小学校の頃から、学校を休んだ日には決まって料理番組を見ていた。

「なんとなく行きたくないなー」の日も、熱があって食欲がない日も。


特に好きだったのは、CATVでやっていた「料理大学」。辻調理師専門学校の講師が、ものすごく手の込んだお菓子やパン、フレンチ、和食などを作っている番組だ。視聴者がそれを見て同じものを作れる可能性は低く、一般的な料理番組のような明るい雰囲気もあまりない。どちらかというと静かで淡々としていた。(ライティングすらも少し暗かったような)

料理がおいしそうだから見ていたわけではない。わたしにとっては、それが非日常的な、ちょっとした職場見学のような気分だったのだ。


特にお菓子やパンは「材料を1つずつ丁寧に混ぜていく」とか「具合を見ながら捏ねていく」とか、シンプルな作業を続けていくことで食材の状態がどんどん変化していく。それを見ていると、気持ちが落ち着くのに加えて少しワクワクもする。不思議な感覚を覚えていた。

平日の午前11時くらいにやっていたので、学校を休んだ日や長期休みの日しかまともに見られなくて。

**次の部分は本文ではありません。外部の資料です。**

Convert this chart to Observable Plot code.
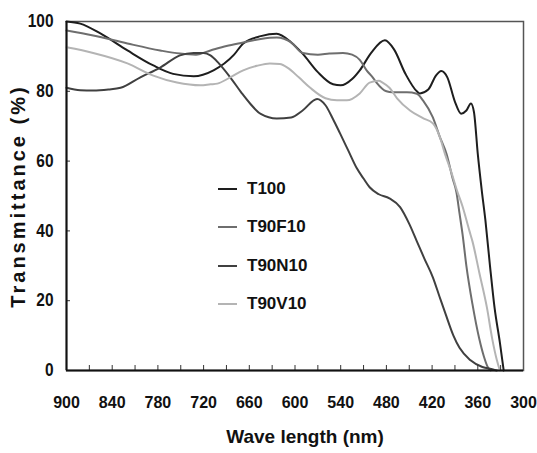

少し前に「久しぶりに料理大学見たいな〜」と放送時間を調べたら、2011年に終わっていたことを知りとても残念。


いま、わたしは毎日当たり前のように台所に立っている。
でも、最近はラジオやポッドキャストを聴きながら料理をすることが多くて、淡々と料理に向き合うようなことはなかったなあ。

こんなことを考えて、久しぶりに目の前の料理だけに集中してみる。
無心でする大根の千切りは、とても心が穏やかになった。